I believe that Eliezer would not have survived without his father because of their devotion and daily tasks to keep each other alive gave them a purpose to push through the physical and mental destruction of the Holocaust. Throughout some part of the story, we see Eliezer concealing and saving the golden crown of his tooth saying "It might be useful to me one day to buy something – bread or life." (50). A fellow prisoner finds out about his crown and request Eliezer to give it to him, but Eliezer refuses so he begins to beat his father because "Franek new where to touch me; he knew my weak point." (53) This event shows the undying love Eliezer shows for his father and that he will give up anything to keep him alive because as long as he is alive, so is Eliezer. Eliezer mentions this on page 82 saying "My father's presence was the only thing that stopped me… He was running at my side, out of breath, at the end of his strength, at his wit's end. I had no right to let myself die. What would he do without me? I was his only support." After Eliezer's father dies it was late enough in his holocaust journey for his animalistic instincts to overpower his rational humanistic instincts. We see this when Eliezer says on page 107, " I had but one desire – to eat. I no longer thought of my father or of my mother." Previous to this we see Eliezer eating a majority of his father's rations because the doctor said it was pointless to feed him for he will die (105). We see that Eliezer's survival instincts have taken over and he listens. He no longer needs his father to survive, only his father's rations and for that, he is eternally grateful for him.

    It is a fact that the Nazis used dehumanizing tactics to reduce people to objects. They used forced labor, starvation, theft of their possessions, beating, separation of families, cruel forms of murder and more. Eliezer tells us through his eyes the ways the Nazis dehumanized them. On page 39 he says, "I became A-7713. From then on, I had no other name." This is an important line and an important example of dehumanization from the Nazi's because by stripping the Jews of their names and reducing them to only numbers, they strip them from their humanity and into nothing, to make them feel as if they are nothing. Eliezer's reaction to becoming only numbers seems like nothing, numbness. This is to him the least hurtful thing they can do. On page 57 Eliezer writes, "I no longer felt anything except the lashes of the whip… Only the first really hurt." This shows dehumanization from the Nazis because they are breaking the human spirit through cruel forms of abuse. Eliezer reacts by doing nothing and feeling hopeless. The pain caused by the whip does not affect him as much because the Nazis are successfully breaking him and his spirit. The pain they cause is so much that it can no longer be felt. The most disturbing event that shows dehumanization can be found on page 95 when a piece of bread is thrown at starving men. "In the wagon where the bread had landed, a battle had ensued. Men were hurling themselves against each other, trampling, tearing at and mauling each other… Stunned by the blows, the old man was crying: ‘Meir, my little Meir!

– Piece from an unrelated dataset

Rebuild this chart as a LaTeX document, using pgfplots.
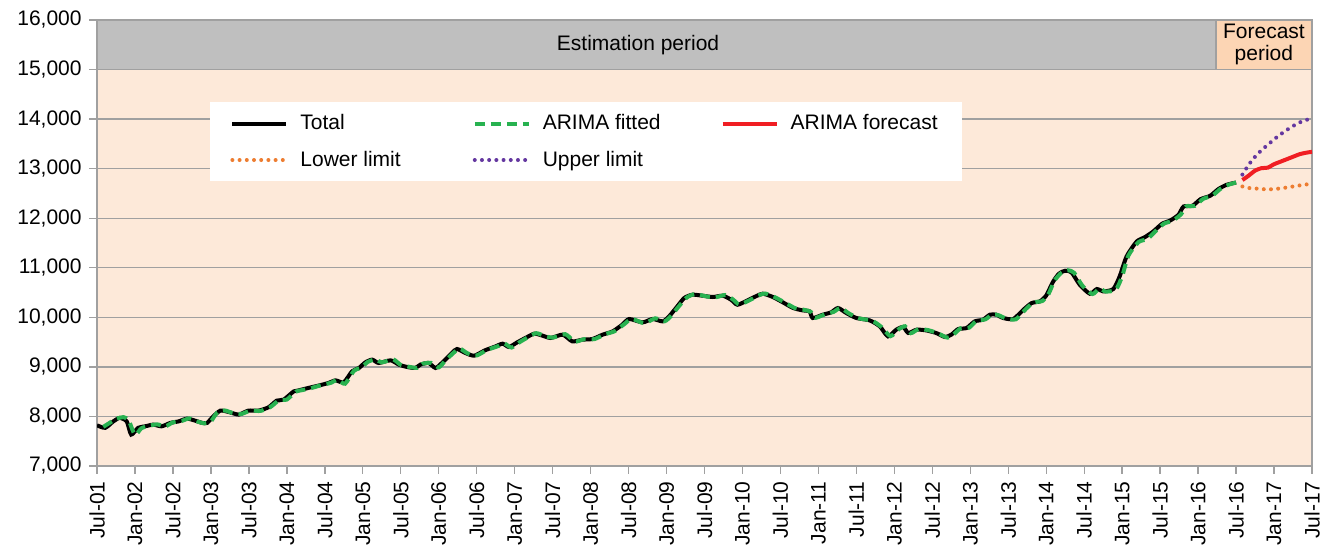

Don't you recognize me…You're killing your father… I have bread…for you too… for you too…’ He collapsed. But his fist was still clutching a small crust. He wanted to raise it to his mouth. But the other threw himself on him. The old man mumbled something, groaned, and died. Nobody cared. His son searched him, took the crust of bread, and began to devour it. He didn't get far. Two men had been watching him. They jumped him. Others joined in. When they withdrew, there were two dead bodies next to me, the father and the son.” This is a disturbing image because the Nazis have successfully turned these human beings into animals fighting for survival in rabid ways where a son does not see his father who he is killing, he only sees food and survival. Eliezer sees this and cannot feel anything but disturbed, he is slowly watching everyone around him fall into madness and can slowly feel himself fall down the same hole.

    In the beginning, we see a curious Eliezer wanting to learn anything and everything about his God, Judaism, and its secrets. However as we read deeper into the book, Eliezer's relationship with God changes drastically. We see a change in the way Eliezer views God on page 31 when they successfully avoid being burned alive in the crematoriums. "May His Name be blessed and magnified…' whispered my father. For the first time, I felt revolt rise up in me. Why should I bless His Name? The Eternal, Lord of the Universe, the All-Powerful and Terrible, was silent. What had I to thank Him for?" We see Eliezer question his God and his lack of protection and allowing such horrors to happen to those who worship Him. On the following page of 32, Eliezer says "Never shall I forget those moments which murdered my God and my soul and turned my dreams to dust." Here we see Eliezer abandon the idea that God will save him, only Eliezer can save Eliezer. Although Eliezer says he has abandoned God as God abandoned him, it has become a habit to be religious for that is all he knows growing up. He subconsciously thanks God and prays to him from time to time like on page 97 where he says "And in spite myself, a prayer rose in my heart, to the God whom I no longer believed." In the end, we see the strong relationship Eliezer had with God fizzle out like a flame. It was caused by the horrors and moments that lacked humanity that convinced Eliezer that God may not be the hero of this story.

    At the beginning of the story, we see Moshe the Beadle attempt to warn others of the crimes the Nazis were committing and encouraging everyone to run and hide, yet nobody believed him or took his word seriously. There are two possible answers to why people did not believe him, they thought he was just a crazy old man or his claims were seen as impossible to exist, why would anyone want to mass murderer Jews? I do not believe that Jewish people simply allowed his to happen, I believe that they thought there was nothing that could be done to stop it. I believe that they saw it impossible to revolt against the Nazi army is that they are armed and have allies while the Jews were made to feel they were alone and not worthy of help from being dehumanized. I believe the allies allowed all this to happen for so long because they did not believe this was a reality and when they did, they didn't know how to stop this unless they stopped Hitler first.  

In the end, this was a real event and a real part of history that those who lived during the time allowed to carry on for far too long. Elie Wiesel only warns us of the horrors humanity can face if we allow this to ever happen again or if we allow future generations to forget.